Leader Of The Opposition – It's still fucking Jim Duggan. I swear – with just about everyone, mysteriously, being unsure about where they stood on the NWO group since it formed, the only guy you can point to on the WCW roster who has been unwavering in his pro WCW stance has been Jim Duggan. After a squash victory on Nitro, Duggan cut a promo bemoaning Randy Savage's turn to join the group. With Sting, DDP, the horsemen and others all inconsistent with their treatment of the group (even if Page is now fully against them) - at least good ol' Hacksaw has our back.
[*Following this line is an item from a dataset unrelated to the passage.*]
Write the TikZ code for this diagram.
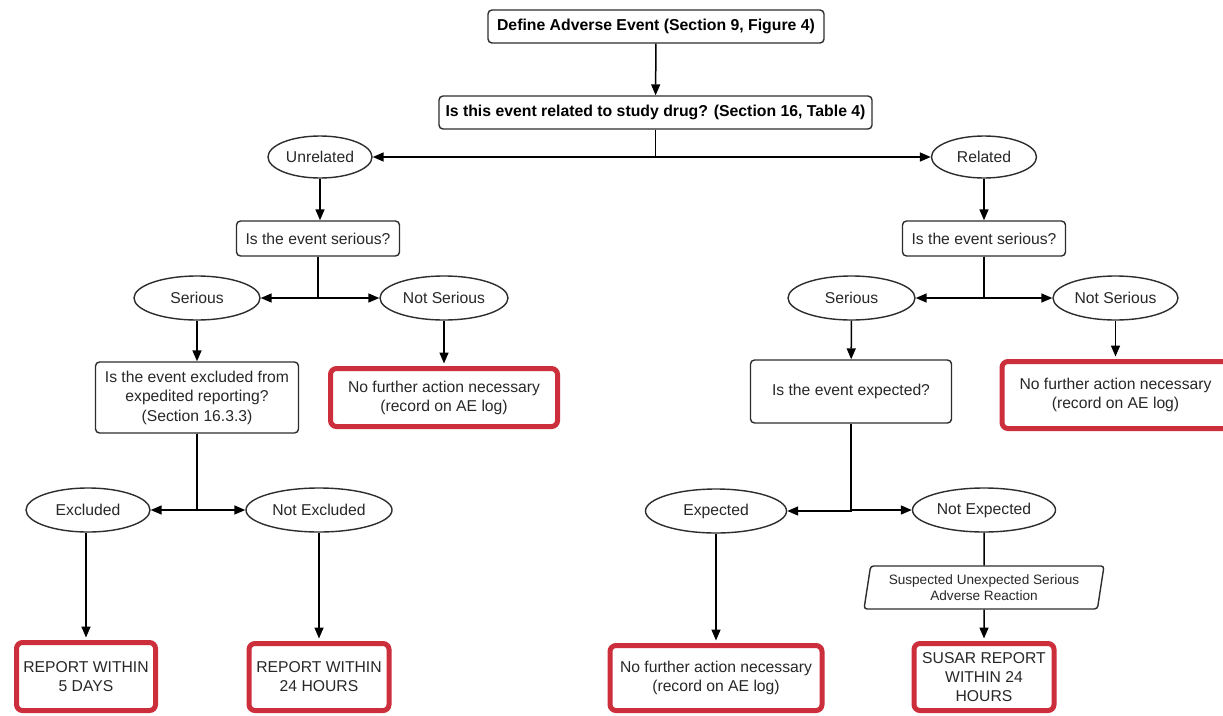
\documentclass[tikz,border=0pt]{standalone}
\usepackage{fontspec}
\setmainfont{Liberation Sans}
\usetikzlibrary{arrows.meta,shapes.geometric}
\definecolor{redb}{RGB}{204,46,60}
\definecolor{txt}{RGB}{40,40,40}
\definecolor{edge}{RGB}{45,45,45}
\tikzset{
  base/.style={inner sep=0pt, align=center, text=txt, font=\fontsize{15.7}{19}\selectfont},
  qbox/.style={base, draw=edge, line width=1.4pt, rounded corners=4pt},
  redbox/.style={base, draw=redb, line width=5pt, rounded corners=6pt},
  oval/.style={base, ellipse, draw=edge, line width=1.4pt},
  para/.style={base, trapezium, trapezium left angle=76, trapezium right angle=104,
     trapezium stretches body, draw=edge, line width=1.4pt, rounded corners=3pt,
     font=\fontsize{13.6}{16.5}\selectfont},
  conn/.style={line width=1.5pt, draw=black, -{Triangle[length=11pt,width=9pt]}},
  plain/.style={line width=1.5pt, draw=black},
}
\begin{document}
\begin{tikzpicture}[x=1pt,y=-1pt]
\useasboundingbox[fill=white] (0,0) rectangle (1223,715);
% top
\node[qbox, minimum width=336pt, minimum height=33pt, font=\bfseries\fontsize{15.8}{18}\selectfont, text=black] (def) at (656,26.5) {Define Adverse Event (Section 9, Figure 4)};
\node[qbox, minimum width=433pt, minimum height=33pt, font=\bfseries\fontsize{15.8}{18}\selectfont, text=black] (rel) at (655.5,112.5) {Is this event related to study drug? (Section 16, Table 4)};
\node[oval, minimum width=104pt, minimum height=42pt] (unr) at (320,157) {Unrelated};
\node[oval, minimum width=105pt, minimum height=42pt] (rld) at (984,157) {Related};
% left branch
\node[qbox, minimum width=163pt, minimum height=35pt] (lser) at (318,238.5) {Is the event serious?};
\node[oval, minimum width=126pt, minimum height=44pt] (ls) at (197,298) {Serious};
\node[oval, minimum width=128pt, minimum height=44pt] (lns) at (444,298) {Not Serious};
\node[qbox, minimum width=203pt, minimum height=71pt, font=\fontsize{15.7}{19.5}\selectfont] (lexc) at (197,397.5) {Is the event excluded from\\expedited reporting?\\(Section 16.3.3)};
\node[redbox, minimum width=227pt, minimum height=58pt] (lnfa) at (444,397.5) {No further action necessary\\(record on AE log)};
\node[oval, minimum width=124pt, minimum height=44pt] (exc) at (88,510) {Excluded};
\node[oval, minimum width=146pt, minimum height=44pt] (nexc) at (319,510) {Not Excluded};
\node[redbox, minimum width=139pt, minimum height=68pt] (r5) at (86,676.5) {REPORT WITHIN\\5 DAYS};
\node[redbox, minimum width=140pt, minimum height=67pt] (r24) at (319,677) {REPORT WITHIN\\24 HOURS};
% right branch
\node[qbox, minimum width=163pt, minimum height=35pt] (rser) at (984,238.5) {Is the event serious?};
\node[oval, minimum width=127pt, minimum height=44pt] (rs) at (851.5,298) {Serious};
\node[oval, minimum width=125pt, minimum height=44pt] (rns) at (1115.5,298) {Not Serious};
\node[qbox, minimum width=201pt, minimum height=63pt] (rexp) at (851,391.5) {Is the event expected?};
\node[redbox, minimum width=227pt, minimum height=67pt] (rnfa) at (1115.5,395) {No further action necessary\\(record on AE log)};
\node[oval, minimum width=141pt, minimum height=44pt] (ex) at (716,511) {Expected};
\node[oval, minimum width=143pt, minimum height=44pt] (nex) at (984,510) {Not Expected};
\node[para, minimum width=240pt, minimum height=43pt] (sus) at (984,587.5) {Suspected Unexpected Serious\\Adverse Reaction};
\node[redbox, minimum width=212pt, minimum height=65pt] (enfa) at (716,678) {No further action necessary\\(record on AE log)};
\node[redbox, minimum width=140pt, minimum height=67pt] (susar) at (984,677) {SUSAR REPORT\\WITHIN 24\\HOURS};
% connectors
\draw[conn] (def) -- (rel);
\draw[conn] (rel.south) |- (unr.east);
\draw[conn] (rel.south) |- (rld.west);
\draw[conn] (unr.south) -- (unr.south |- lser.north);
\draw[conn] (rld) -- (rser);
\draw[conn] (lser.south) |- (ls.east);
\draw[conn] (lser.south) |- (lns.west);
\draw[conn] (rser.south) |- (rs.east);
\draw[conn] (rser.south) |- (rns.west);
\draw[conn] (ls) -- (lexc);
\draw[conn, shorten >=2.5pt] (lns) -- (lnfa);
\draw[conn] (rs) -- (rexp);
\draw[conn, shorten >=2.5pt] (rns) -- (rnfa.north -| rns);
\draw[conn] (lexc.south) |- (exc.east);
\draw[conn] (lexc.south) |- (nexc.west);
\draw[conn] (rexp.south) |- (ex.east);
\draw[conn] (rexp.south) |- (nex.west);
\draw[conn, shorten >=2.5pt] (r5.north |- exc.south) -- (r5.north);
\draw[conn, shorten >=2.5pt] (r24.north |- nexc.south) -- (r24.north);
\draw[conn, shorten >=2.5pt] (enfa.north |- ex.south) -- (enfa.north);
\draw[plain] (nex) -- (sus);
\draw[conn, shorten >=2.5pt] (sus) -- (susar);
\end{tikzpicture}
\end{document}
Dark Match – Raw’s move to two hours, which started at the beginning of February, seemed for all the world to a very quick decision, as based on venues the WWF had (and, more crucially, hadn’t) booked for Raw tapings we’re able to cover the new nights they needed. So along with adding in tapings at the Manhatten Center they also did the show on February 3rd from the Toronto Skydome that was clearly originally slated to be a house show. While the attendance was clearly big, the lighting looked like a dingy WWF show from the early 1980s and really made you appreciate the modern lighting of TV shows.
Unpicking The Iceman – February 24th 1997, mark the date in your calendars – some genuine character development from Dean Malenko. While Malenko was proving why he was in the top 5 wrestlers in North America on a weekly basis, it was hard to get into him when his character was non-existant. So, after some fuckery with Eddie Guerrero and Syxx that cost him his Crusierweight Title, Malenko finally got some mic time – and he was pissed off. It wasn't quite the reaction he got on his final night in the ECW arena, but it was progress.
Chyna – The bulk of it happened on the PPV, but a mention for it here as she did appear on Raw also, jumping over the guardrial and getting a brief attack in before being escorted away.